Black Sea | reviews, news & interviews
Black Sea
Black Sea
There's gold under them waves, and Jude Law and his crew aim to find it
Despite the presence of Jude Law as a disillusioned old underseadog, the real star of Black Sea is the 50-year-old Russian submarine on which most of the action takes place. Now called Black Widow, the vessel lives on the river Medway near Rochester (pictured below right), whither director Andrew MacDonald and his crew hastened with cameras at the ready .
Black Sea is the story of a group of battered, embittered North Sea workers spat out by various companies and corporations. Law plays Captain Robinson, an ex-Navy man and veteran submarine commander who has just been sacked by salvage company Agora after decades of service. The fact that he was fired by some gormless young middle manager with no clue about the dirty, dangerous work he'd been doing made the experience especially irksome, not to mention the fact that his long periods at sea have left him estranged from his wife (Broadchurch's Jodie Whittaker, glimpsed in idyllic flashbacks) and son.

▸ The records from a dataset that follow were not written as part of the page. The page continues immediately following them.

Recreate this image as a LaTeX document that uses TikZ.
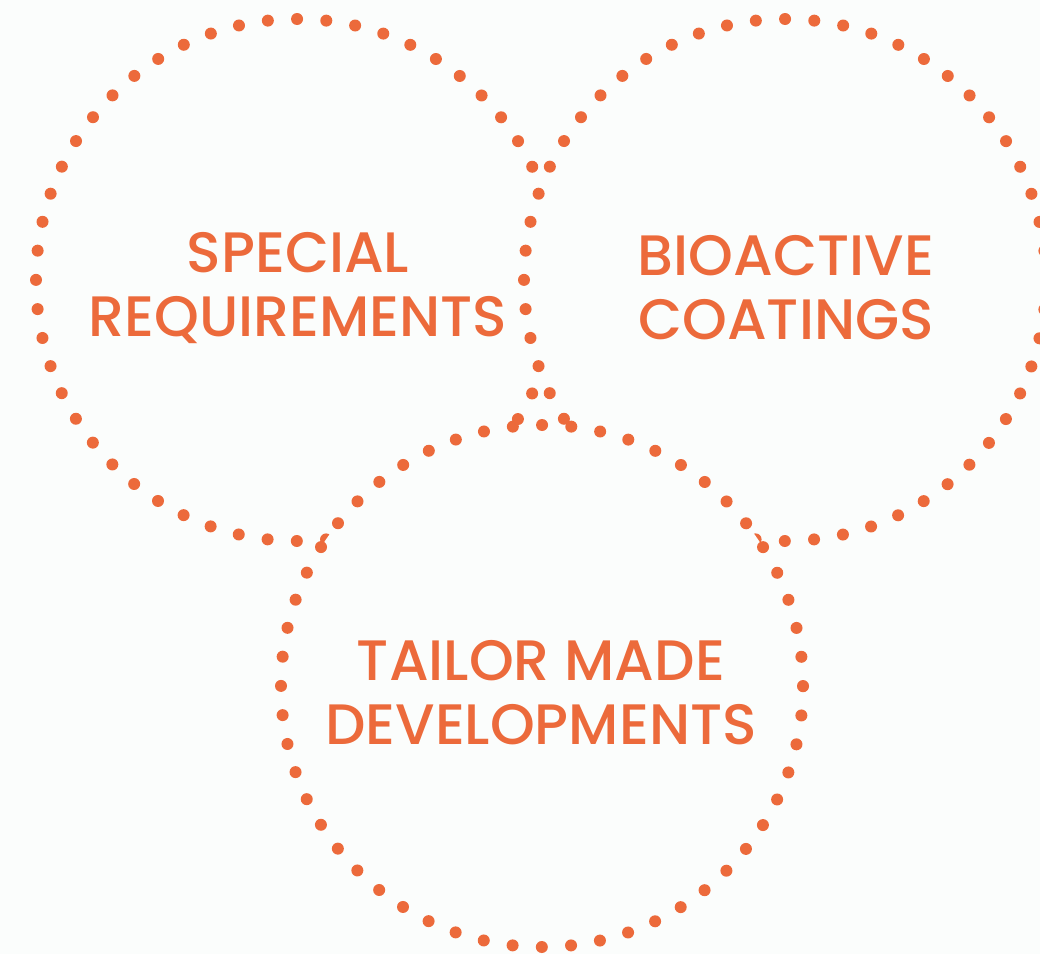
\documentclass[tikz,border=0pt]{standalone}
\usepackage{fontspec}
\setmainfont{Poppins}[UprightFont=* Medium]
\definecolor{vennorange}{HTML}{EC6A3B}
\definecolor{paper}{HTML}{FBFDFC}
\tikzset{
  venn/.style={circle,minimum size=522pt,inner sep=0pt,fill=paper,draw=vennorange,
    line width=12pt,line cap=round,dash pattern=on 0pt off 29.284pt},
  vlabel/.style={text=vennorange,align=center,font=\fontsize{57}{64}\selectfont}
}
\begin{document}
\begin{tikzpicture}[x=1pt,y=-1pt]
\fill[paper] (0,0) rectangle (1040,954);
\useasboundingbox (0,0) rectangle (1040,954);
%circles
\node[venn] (special) at (297,280) {};
\node[venn] (bioactive) at (785,280) {};
\node[venn] (tailor) at (542,686) {};
%labels
\node[vlabel] (specialtxt) at (298,288) {SPECIAL\\REQUIREMENTS};
\node[vlabel] (bioactivetxt) at (786,288) {BIOACTIVE\\COATINGS};
\node[vlabel] (tailortxt) at (541,693) {TAILOR MADE\\DEVELOPMENTS};
\end{tikzpicture}
\end{document}
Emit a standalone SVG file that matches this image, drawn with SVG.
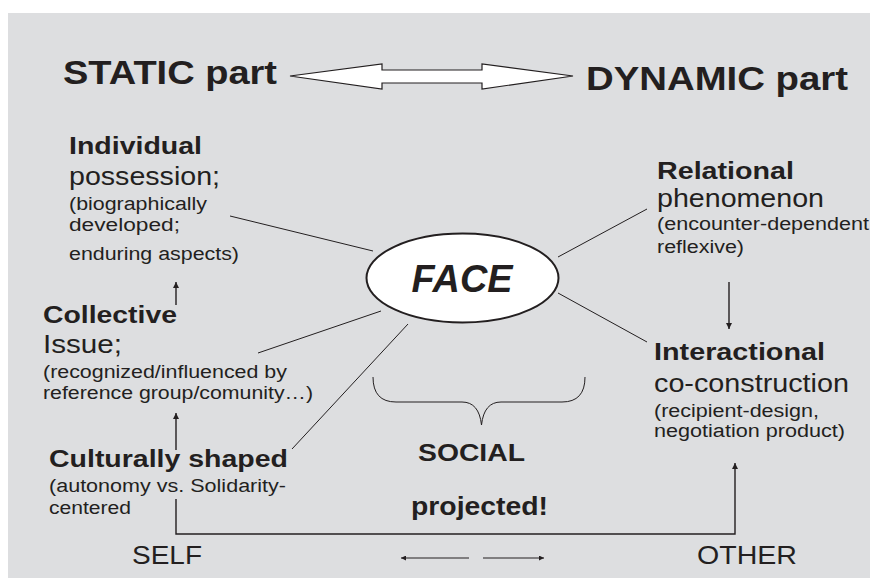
<svg xmlns="http://www.w3.org/2000/svg" width="870" height="579" viewBox="0 0 870 579">
<defs>
<style>
text{font-family:"Liberation Sans",Arial,sans-serif;fill:#231f20}
.b{font-weight:700}
.h{font-size:34px;font-weight:700}
.hd{font-size:23px;font-weight:700}
.lg{font-size:25px}
.sm{font-size:18px}
.ln{stroke:#231f20;stroke-width:1;fill:none}
.ar{stroke:#231f20;stroke-width:1.4;fill:none}
</style>
<marker id="ah" viewBox="0 0 10 10" refX="10" refY="5" markerUnits="userSpaceOnUse" markerWidth="8" markerHeight="6" orient="auto">
<path d="M0,0 L10,5 L0,10 z" fill="#231f20"/>
</marker>
<marker id="ahs" viewBox="0 0 10 10" refX="10" refY="5" markerUnits="userSpaceOnUse" markerWidth="7" markerHeight="5" orient="auto">
<path d="M0,0 L10,5 L0,10 z" fill="#231f20"/>
</marker>
</defs>
<rect x="0" y="0" width="870" height="579" fill="#ffffff"/>
<rect x="8" y="13" width="862" height="565" fill="#dddee0"/>

<g id="static">
<text class="h" x="63" y="84" textLength="214" lengthAdjust="spacingAndGlyphs">STATIC part</text>
</g>
<g id="dynamic">
<text class="h" x="586" y="90" textLength="262" lengthAdjust="spacingAndGlyphs">DYNAMIC part</text>
</g>
<g id="double-arrow">
<polygon points="290,76 382,64 382,70 482,70 482,64 573,76 482,89 482,83 382,83 382,89" fill="#ffffff" stroke="#231f20" stroke-width="1.2"/>
</g>

<g id="connectors">
<line class="ln" x1="230" y1="216" x2="373" y2="251"/>
<line class="ln" x1="258" y1="353" x2="381" y2="311"/>
<line class="ln" x1="292" y1="449" x2="408" y2="324"/>
<line class="ln" x1="558" y1="257" x2="647" y2="209"/>
<line class="ln" x1="558" y1="293" x2="647" y2="342"/>
<line class="ar" x1="176" y1="305" x2="176" y2="282" marker-end="url(#ah)"/>
<line class="ar" x1="176" y1="450" x2="176" y2="413" marker-end="url(#ah)"/>
<line class="ar" x1="729" y1="282" x2="729" y2="329" marker-end="url(#ah)"/>
<polyline class="ar" points="176,499 176,534 735,534 735,463" marker-end="url(#ah)"/>
<line class="ln" x1="469" y1="558" x2="401" y2="558" marker-end="url(#ahs)"/>
<line class="ln" x1="483" y1="558" x2="544" y2="558" marker-end="url(#ahs)"/>
</g>

<g id="face">
<ellipse cx="462.5" cy="278" rx="96" ry="44.5" fill="#ffffff" stroke="#231f20" stroke-width="2"/>
<text x="462" y="292" font-size="38" font-weight="700" font-style="italic" text-anchor="middle" textLength="101" lengthAdjust="spacingAndGlyphs">FACE</text>
</g>

<g id="individual">
<text class="hd" x="69" y="154" textLength="133" lengthAdjust="spacingAndGlyphs">Individual</text>
<text class="lg" x="69" y="185" textLength="151" lengthAdjust="spacingAndGlyphs">possession;</text>
<text class="sm" x="69" y="210" textLength="138" lengthAdjust="spacingAndGlyphs">(biographically</text>
<text class="sm" x="69" y="231" textLength="111" lengthAdjust="spacingAndGlyphs">developed;</text>
<text class="sm" x="69" y="260" textLength="170" lengthAdjust="spacingAndGlyphs">enduring aspects)</text>
</g>

<g id="collective">
<text class="hd" x="43" y="323" textLength="134" lengthAdjust="spacingAndGlyphs">Collective</text>
<text class="lg" x="43" y="353" textLength="79" lengthAdjust="spacingAndGlyphs">Issue;</text>
<text class="sm" x="43" y="378" textLength="244" lengthAdjust="spacingAndGlyphs">(recognized/influenced by</text>
<text class="sm" x="43" y="399" textLength="270" lengthAdjust="spacingAndGlyphs">reference group/comunity…)</text>
</g>

<g id="cultural">
<text class="hd" x="49" y="467" textLength="239" lengthAdjust="spacingAndGlyphs">Culturally shaped</text>
<text class="sm" x="49" y="492" textLength="237" lengthAdjust="spacingAndGlyphs">(autonomy vs. Solidarity-</text>
<text class="sm" x="49" y="514" textLength="82" lengthAdjust="spacingAndGlyphs">centered</text>
</g>

<g id="relational">
<text class="hd" x="657" y="179" textLength="137" lengthAdjust="spacingAndGlyphs">Relational</text>
<text class="lg" x="657" y="207" textLength="167" lengthAdjust="spacingAndGlyphs">phenomenon</text>
<text class="sm" x="657" y="230" textLength="212" lengthAdjust="spacingAndGlyphs">(encounter-dependent</text>
<text class="sm" x="657" y="253" textLength="87" lengthAdjust="spacingAndGlyphs">reflexive)</text>
</g>

<g id="interactional">
<text class="hd" x="654" y="360" textLength="171" lengthAdjust="spacingAndGlyphs">Interactional</text>
<text class="lg" x="654" y="392" textLength="195" lengthAdjust="spacingAndGlyphs">co-construction</text>
<text class="sm" x="654" y="417" textLength="165" lengthAdjust="spacingAndGlyphs">(recipient-design,</text>
<text class="sm" x="654" y="437" textLength="191" lengthAdjust="spacingAndGlyphs">negotiation product)</text>
</g>

<g id="social">
<path class="ln" d="M373,377 Q373,402 396,402 L462,402 Q479,402 481.5,425 Q484,402 501,402 L562,402 Q585,402 585,377"/>
<text class="b" font-size="24" x="418" y="461" textLength="107" lengthAdjust="spacingAndGlyphs">SOCIAL</text>
<text class="b" font-size="25" x="411" y="515" textLength="137" lengthAdjust="spacingAndGlyphs">projected!</text>
</g>

<g id="self">
<text font-size="26" x="132" y="564" textLength="70" lengthAdjust="spacingAndGlyphs">SELF</text>
</g>
<g id="other">
<text font-size="26" x="697" y="564" textLength="100" lengthAdjust="spacingAndGlyphs">OTHER</text>
</g>
</svg>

As Robinson drowns his sorrows in a dockside bar, he's told a yarn about a lost German U-boat in the Black Sea, crammed with Russian gold given to Hitler as a bribe by Stalin during World War Two. The narrator says he knows the location of the U-boat, and Robinson is immediately fired up by the notion of being able to find the treasure, get his family life back on track and stick it to his scumbag ex-employers. He recruits a (literally) motley crew of Russians, Brits and an Australian. With a bit of help from Daniels, a slimy American fixer (Scoot McNairy), and some cash from mystery investor Lewis (Tobias Menzies) to help them buy an old Russian sub currently rusting away quietly in Sevastopol harbour, the hunt for the gold is on.
As many a filmmaker has learned, the claustrophobic interior of a submarine makes an excellent crucible for drama. The creaky, clanky sub earns its keep with its wondrously Cold War technology, all old-fashioned dials, ancient pipework and valves that have to be operated by laboriously turning heavy metal wheels. The sense of the crew as a cross-section of salt-of-the-earth working men abused by brutish capitalism imparts a sharp political edge (surly matelots, above left).
However, in this workers' struggle, some are more equal than others. Screenwriter Dennis Kelly (Matilda, Utopia) and MacDonald exploit the culture clash between the mostly non-English-speaking Russians and the other crew members, while Robinson's decision that everyone will get an equal share of the loot prompts some of his shipmates to start calculating how much more money they'd earn if the crew was somehow made less numerous. Echoes of The Treasure of the Sierra Madre and its gold prospectors driven mad with greed are not, apparently, coincidental. Ben Mendelsohn (pictured below) excels as Fraser, the Australian, a gifted professional when he's inside his diving suit, but a psychotic maniac the rest of the time. Law successfully projects an aura of grizzled threat, though his Aberdeen accent spins wildly around all points of the linguistic compass.
The flick was obviously written to a budget, so perhaps nobody could afford to paper over some gaping plotholes (not least how a couple of guys could drag tons of gold and a submarine propeller shaft across the ocean floor). There are also moments when it seems that the easiest way to get out of a narrative cul-de-sac is to set off another underwater explosion. It's a tense and watchable tale but without any real surprises, and demands that you drown a little too much of your disbelief.